Objective >> Below is a listing to write out in full, exactly as given, without its pictures.

Recorded data >>

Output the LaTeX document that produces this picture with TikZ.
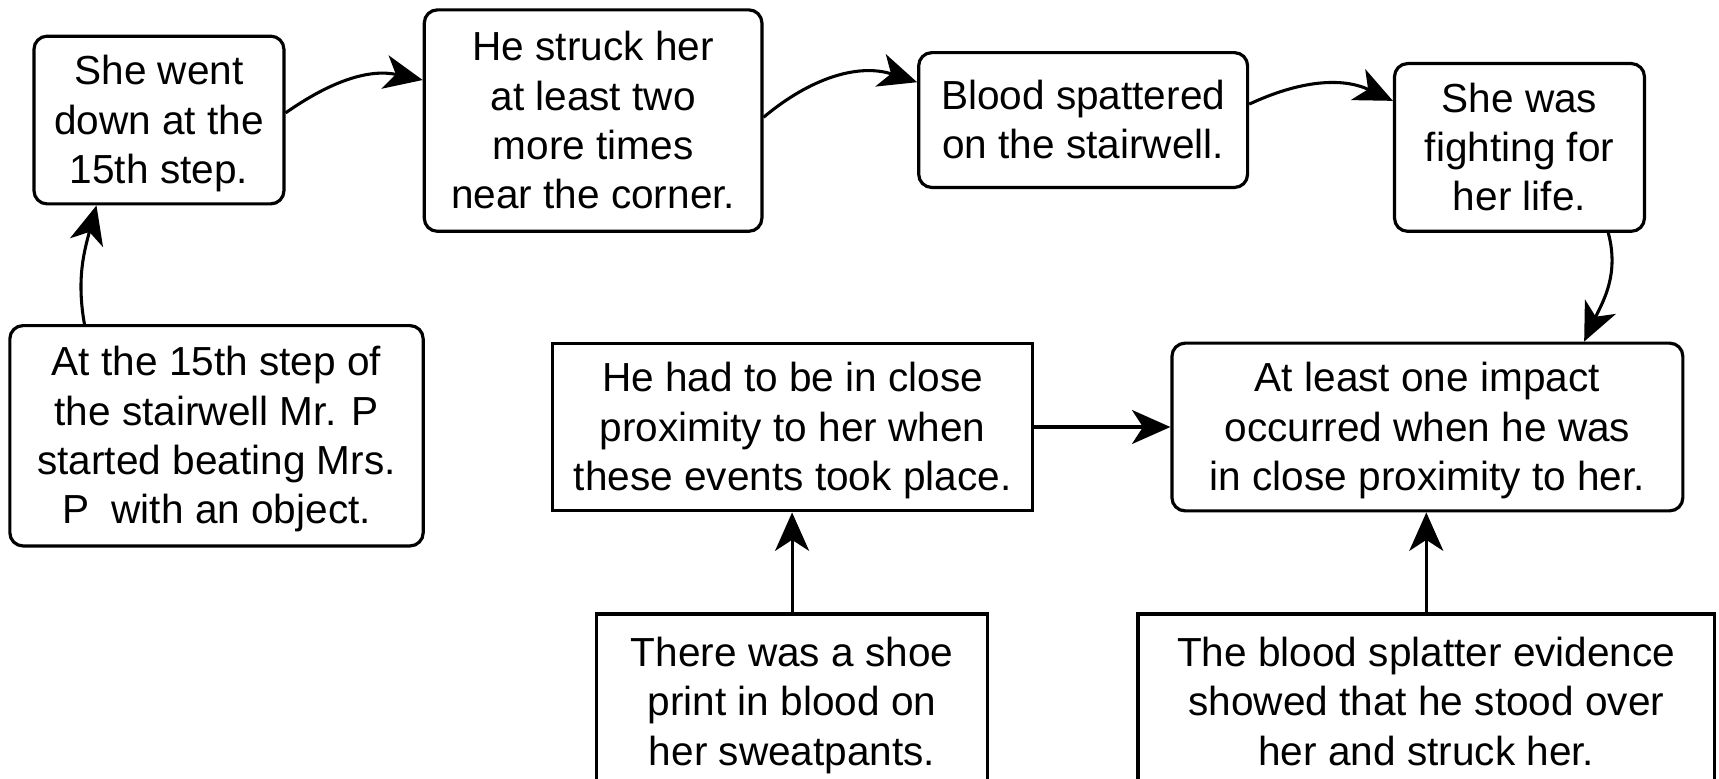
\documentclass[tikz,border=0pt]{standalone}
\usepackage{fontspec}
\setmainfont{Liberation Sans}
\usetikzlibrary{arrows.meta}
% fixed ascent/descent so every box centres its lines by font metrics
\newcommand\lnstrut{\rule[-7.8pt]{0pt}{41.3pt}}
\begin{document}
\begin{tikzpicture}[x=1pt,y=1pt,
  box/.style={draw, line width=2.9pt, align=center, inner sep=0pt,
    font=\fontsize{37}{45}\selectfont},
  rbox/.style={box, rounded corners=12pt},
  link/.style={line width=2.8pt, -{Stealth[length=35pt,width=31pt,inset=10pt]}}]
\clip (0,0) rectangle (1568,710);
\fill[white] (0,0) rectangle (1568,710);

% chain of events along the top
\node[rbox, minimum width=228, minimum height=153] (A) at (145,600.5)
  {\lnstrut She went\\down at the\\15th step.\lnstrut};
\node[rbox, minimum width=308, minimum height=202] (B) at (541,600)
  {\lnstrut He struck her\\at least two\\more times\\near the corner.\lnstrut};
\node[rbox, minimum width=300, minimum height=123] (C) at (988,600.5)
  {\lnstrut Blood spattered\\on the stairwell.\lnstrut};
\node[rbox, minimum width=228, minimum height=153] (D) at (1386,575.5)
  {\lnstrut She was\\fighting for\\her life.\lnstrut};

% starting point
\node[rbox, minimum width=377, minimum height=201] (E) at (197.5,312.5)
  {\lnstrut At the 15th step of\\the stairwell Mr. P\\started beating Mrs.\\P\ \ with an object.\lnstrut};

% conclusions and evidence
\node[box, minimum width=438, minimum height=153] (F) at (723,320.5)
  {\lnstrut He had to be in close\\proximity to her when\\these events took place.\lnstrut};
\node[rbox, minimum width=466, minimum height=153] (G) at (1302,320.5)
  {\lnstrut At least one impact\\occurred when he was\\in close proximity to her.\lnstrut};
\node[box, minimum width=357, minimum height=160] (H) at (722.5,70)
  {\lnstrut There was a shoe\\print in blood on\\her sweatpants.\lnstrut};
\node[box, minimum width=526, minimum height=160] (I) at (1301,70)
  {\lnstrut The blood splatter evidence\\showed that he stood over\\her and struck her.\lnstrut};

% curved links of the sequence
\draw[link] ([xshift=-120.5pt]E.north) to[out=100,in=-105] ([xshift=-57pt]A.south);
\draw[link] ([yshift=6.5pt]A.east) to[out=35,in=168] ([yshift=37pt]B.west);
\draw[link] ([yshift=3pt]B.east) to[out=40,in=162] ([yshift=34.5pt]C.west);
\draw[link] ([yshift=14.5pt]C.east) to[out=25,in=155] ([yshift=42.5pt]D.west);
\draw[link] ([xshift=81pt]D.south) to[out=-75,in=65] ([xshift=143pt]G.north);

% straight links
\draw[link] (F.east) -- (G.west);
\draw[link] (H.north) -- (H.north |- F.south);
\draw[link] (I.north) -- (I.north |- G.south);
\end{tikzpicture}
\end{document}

Answer to this problem >>
Output the LaTeX document that produces this picture with TikZ.
\documentclass[tikz,border=0pt]{standalone}
\usepackage{fontspec}
\setmainfont{Liberation Sans}
\usetikzlibrary{arrows.meta}
% fixed ascent/descent so every box centres its lines by font metrics
\newcommand\lnstrut{\rule[-7.8pt]{0pt}{41.3pt}}
\begin{document}
\begin{tikzpicture}[x=1pt,y=1pt,
  box/.style={draw, line width=2.9pt, align=center, inner sep=0pt,
    font=\fontsize{37}{45}\selectfont},
  rbox/.style={box, rounded corners=12pt},
  link/.style={line width=2.8pt, -{Stealth[length=35pt,width=31pt,inset=10pt]}}]
\clip (0,0) rectangle (1568,710);
\fill[white] (0,0) rectangle (1568,710);

% chain of events along the top
\node[rbox, minimum width=228, minimum height=153] (A) at (145,600.5)
  {\lnstrut She went\\down at the\\15th step.\lnstrut};
\node[rbox, minimum width=308, minimum height=202] (B) at (541,600)
  {\lnstrut He struck her\\at least two\\more times\\near the corner.\lnstrut};
\node[rbox, minimum width=300, minimum height=123] (C) at (988,600.5)
  {\lnstrut Blood spattered\\on the stairwell.\lnstrut};
\node[rbox, minimum width=228, minimum height=153] (D) at (1386,575.5)
  {\lnstrut She was\\fighting for\\her life.\lnstrut};

% starting point
\node[rbox, minimum width=377, minimum height=201] (E) at (197.5,312.5)
  {\lnstrut At the 15th step of\\the stairwell Mr. P\\started beating Mrs.\\P\ \ with an object.\lnstrut};

% conclusions and evidence
\node[box, minimum width=438, minimum height=153] (F) at (723,320.5)
  {\lnstrut He had to be in close\\proximity to her when\\these events took place.\lnstrut};
\node[rbox, minimum width=466, minimum height=153] (G) at (1302,320.5)
  {\lnstrut At least one impact\\occurred when he was\\in close proximity to her.\lnstrut};
\node[box, minimum width=357, minimum height=160] (H) at (722.5,70)
  {\lnstrut There was a shoe\\print in blood on\\her sweatpants.\lnstrut};
\node[box, minimum width=526, minimum height=160] (I) at (1301,70)
  {\lnstrut The blood splatter evidence\\showed that he stood over\\her and struck her.\lnstrut};

% curved links of the sequence
\draw[link] ([xshift=-120.5pt]E.north) to[out=100,in=-105] ([xshift=-57pt]A.south);
\draw[link] ([yshift=6.5pt]A.east) to[out=35,in=168] ([yshift=37pt]B.west);
\draw[link] ([yshift=3pt]B.east) to[out=40,in=162] ([yshift=34.5pt]C.west);
\draw[link] ([yshift=14.5pt]C.east) to[out=25,in=155] ([yshift=42.5pt]D.west);
\draw[link] ([xshift=81pt]D.south) to[out=-75,in=65] ([xshift=143pt]G.north);

% straight links
\draw[link] (F.east) -- (G.west);
\draw[link] (H.north) -- (H.north |- F.south);
\draw[link] (I.north) -- (I.north |- G.south);
\end{tikzpicture}
\end{document}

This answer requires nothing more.